Fast forward a few years and the buzz words arrived, as did the love affair with race and white guilt and all the other virtual signaling mumbo jumbo rich white people never shut up about. That’s how rich white people stopped being cool. Someone convinced them that being rich and white is bad and now writers and artists are walking on eggshells. It’s okay to be rich and white, elite whites! Don’t feel guilty!
Alex Perez
How the other publishers play. There’s no point in beating around the bush. The simple, obvious fact is, just like the public companies, government institutions, Hollywood, and media, the U.S. publishing industry has gone totally woke. It’s the reason why mainstream art of every discipline is, to use the unfortunately binary language of today, “super-boring.”
To put a finer point on it, the best art comes from unique, unapologetic perspectives. It comes from a place where the artist, musician, or writer doesn’t self-censor. From a place where the artist creates the thing for himself. Not for anybody else.
But to be fair, you probably shouldn’t take my word on the current state of the publishing industry, since I’m not actually a part of it. Instead, check out this interview with Alex Perez, a modern writer with all the right credentials (Iowa workshop, fancy New York agent, etc.). Alex (who was a college baseball player, and so has a special place in my heart) shares his view of the modern “BIPOC” formula for stories that the traditional publishing industry is so hot for these days. The basic idea is that storytelling must involve minority/disadvantaged/marginalized characters, and those characters must prevail.
This jives with my own brief experience working with a young, inexperienced editor on the first New Bayou Book. Her perspective was, minorities in the story (sorry, “POC” characters) must be smart, nobel, attractive (especially if overweight), and ultimately successful. It was an odd experience for me, because I automatically gravitate towards diverse characters. But it wasn’t enough to simply include (because it’s more interesting to me) a diversity of characters. For her, those characters must be good–because otherwise, the work would be failing to address the absolute and simply-understand framework of inequality in the world. It was a moral question. Our working relationship was terminated with–to use another naughty word–prejudice.
A long time ago I was a Peace Corps volunteer. I believed in changing the world. What I learned over the course of two years in Mongolia is that pretty much every person is unique and uniquely flawed. So it’s ultimately just not that interesting to concern yourself with the broad strokes of racial identity. Because the good shit happens at the individual level, and there’s no word on any form you can check that will predict that.

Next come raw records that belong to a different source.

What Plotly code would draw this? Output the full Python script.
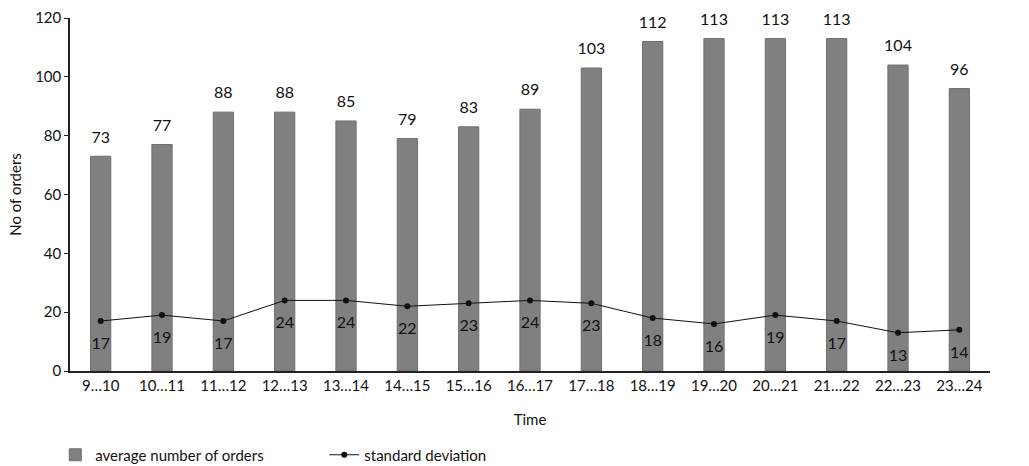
import plotly.graph_objects as go

categories = ["9…10", "10…11", "11…12", "12…13", "13…14", "14…15", "15…16", "16…17",
              "17…18", "18…19", "19…20", "20…21", "21…22", "22…23", "23…24"]
avg_orders = [73, 77, 88, 88, 85, 79, 83, 89, 103, 112, 113, 113, 113, 104, 96]
std_dev = [17, 19, 17, 24, 24, 22, 23, 24, 23, 18, 16, 19, 17, 13, 14]
y_ticks = [0, 20, 40, 60, 80, 100, 120]

FONT = "Lato"

fig = go.Figure()
fig.add_trace(go.Bar(
    x=categories, y=avg_orders, name="average number of orders",
    marker=dict(color="#808080", line=dict(color="#6e6e6e", width=1)),
    width=0.33,
))
fig.add_trace(go.Scatter(
    x=categories, y=std_dev, name="standard deviation",
    mode="lines+markers",
    line=dict(color="#111111", width=1),
    marker=dict(color="#111111", size=6),
))
# value labels (invisible markers enlarge the text offset)
fig.add_trace(go.Scatter(
    x=categories, y=avg_orders, mode="text+markers", showlegend=False,
    marker=dict(size=14, opacity=0),
    text=[str(v) for v in avg_orders], textposition="top center",
    textfont=dict(family=FONT, size=16, color="#111111"),
    cliponaxis=False, hoverinfo="skip",
))
fig.add_trace(go.Scatter(
    x=categories, y=std_dev, mode="text+markers", showlegend=False,
    marker=dict(size=24, opacity=0),
    text=[str(v) for v in std_dev], textposition="bottom center",
    textfont=dict(family=FONT, size=16, color="#111111"),
    cliponaxis=False, hoverinfo="skip",
))

fig.update_layout(
    width=1029, height=466,
    margin=dict(l=70, r=39, t=18, b=95, autoexpand=False),
    plot_bgcolor="white", paper_bgcolor="white",
    font=dict(family=FONT, size=15, color="#111111"),
    showlegend=True,
    legend=dict(orientation="h", x=-0.016, y=-0.238, xanchor="left", yanchor="middle",
                font=dict(family=FONT, size=15), tracegroupgap=0,
                entrywidth=224, entrywidthmode="pixels"),
    xaxis=dict(
        title=dict(text="Time", font=dict(family=FONT, size=15), standoff=22),
        showline=True, linecolor="#222222", linewidth=1.5,
        ticks="", showgrid=False, tickfont=dict(family=FONT, size=15),
        range=[-0.5, 14.5],
    ),
    yaxis=dict(
        title=dict(text="No of orders", font=dict(family=FONT, size=15), standoff=10),
        range=[0, 120], tickvals=y_ticks,
        showline=True, linecolor="#222222", linewidth=1.5,
        ticks="outside", ticklen=4, tickcolor="#222222",
        showgrid=False, zeroline=False, tickfont=dict(family=FONT, size=15),
    ),
)

fig.write_html("out.html", config={"displayModeBar": False})

# remove default page margin so the figure fills the window exactly
with open("out.html", encoding="utf-8") as f:
    html = f.read()
html = html.replace("<body>", '<body style="margin:0;padding:0;overflow:hidden">', 1)
with open("out.html", "w", encoding="utf-8") as f:
    f.write(html)
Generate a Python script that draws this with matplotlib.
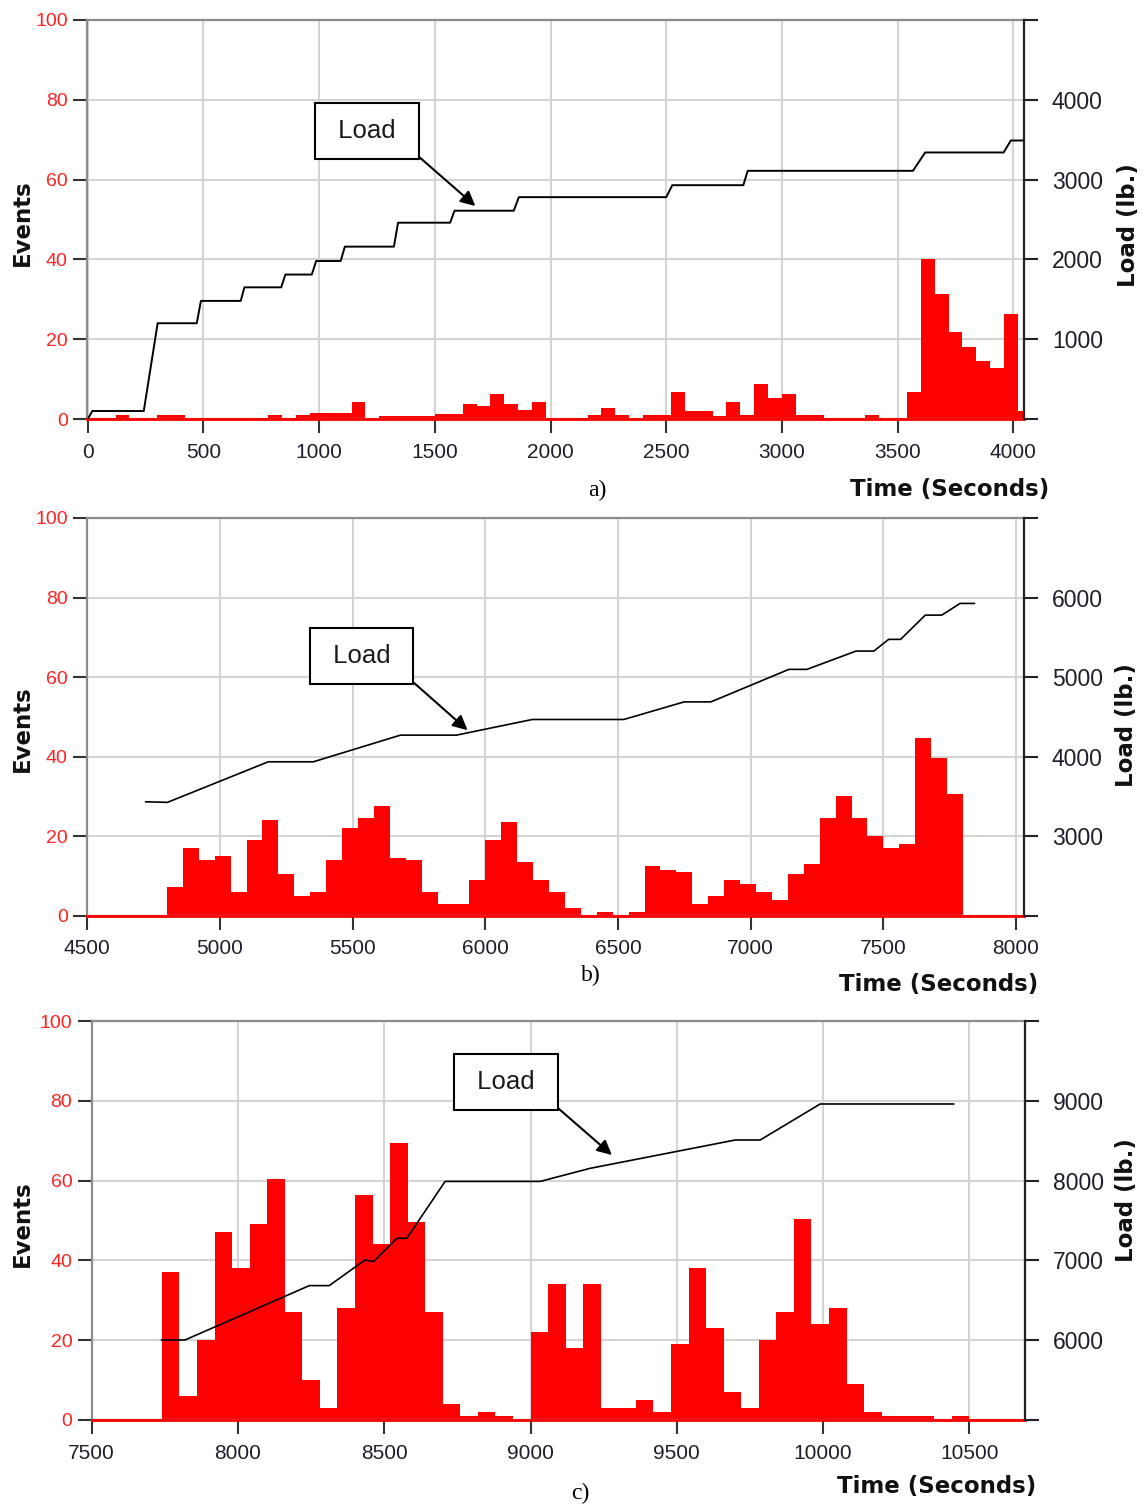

If you’re skeptical about my description of the current state of publishing, ask yourself this question: in your daily life–at your job, online, with strangers–do you change the way you talk so you don’t get in trouble? Do you ever start to say something and then change your mind because you’re not sure if it’s allowed anymore? When a regular guy makes this kind of calculation because he wants to keep his job, it’s totally understandable. But when an artist does this, he’s no longer making art. He’s disavowing his responsibility as an artist.
New Bayou Books doesn’t play like that. I’m here to tell you, New Bayou Books will never play such games. I’m interested in the real stuff. The unfiltered stuff. Stories where the characters drive the action, not the writer’s perception of what the public wants to hear. You’re not going to read about capitalized “Blacks” in a New Bayou Book. All races are equally lower case in New Bayou Books. You might even read or hear the dreaded “n-word” in a New Bayou Book. This is because 1) books delve into the minds of characters, and in the confines of their own minds, individuals (even made up ones) say all kinds of impolite shit, and 2) people of all colors still actually utter that word (and all kinds of other colorful/cruel/clever/course ones).
The guarantee. Which leads to the main and final point. If New Bayou Books wasn’t about sparking a literary revolution but was instead about making money, I would call this “the New Bayou Books guarantee.” Instead, I’ll just say it once more, with feeling. Through New Bayou Books, I’m committed to bringing interesting, unfiltered South Louisiana stories to the world. Warts and all. I’m not looking to offend readers or listeners just for the sake of controversy, but neither will I spend one minute worrying about how some hypothetical person might be hurt by the stories I publish. These New Bayou Books will be a niche flavor.
Think of it like black licorice. Most people don’t dig it, and that’s fine. Like 99% of the publishing industry waiting for you, you can always have some peppermint, or caramel, or the hard candy of your choice. All I got is licorice. That’s all I have to offer. But the thing is . . . a lot of people still like licorice.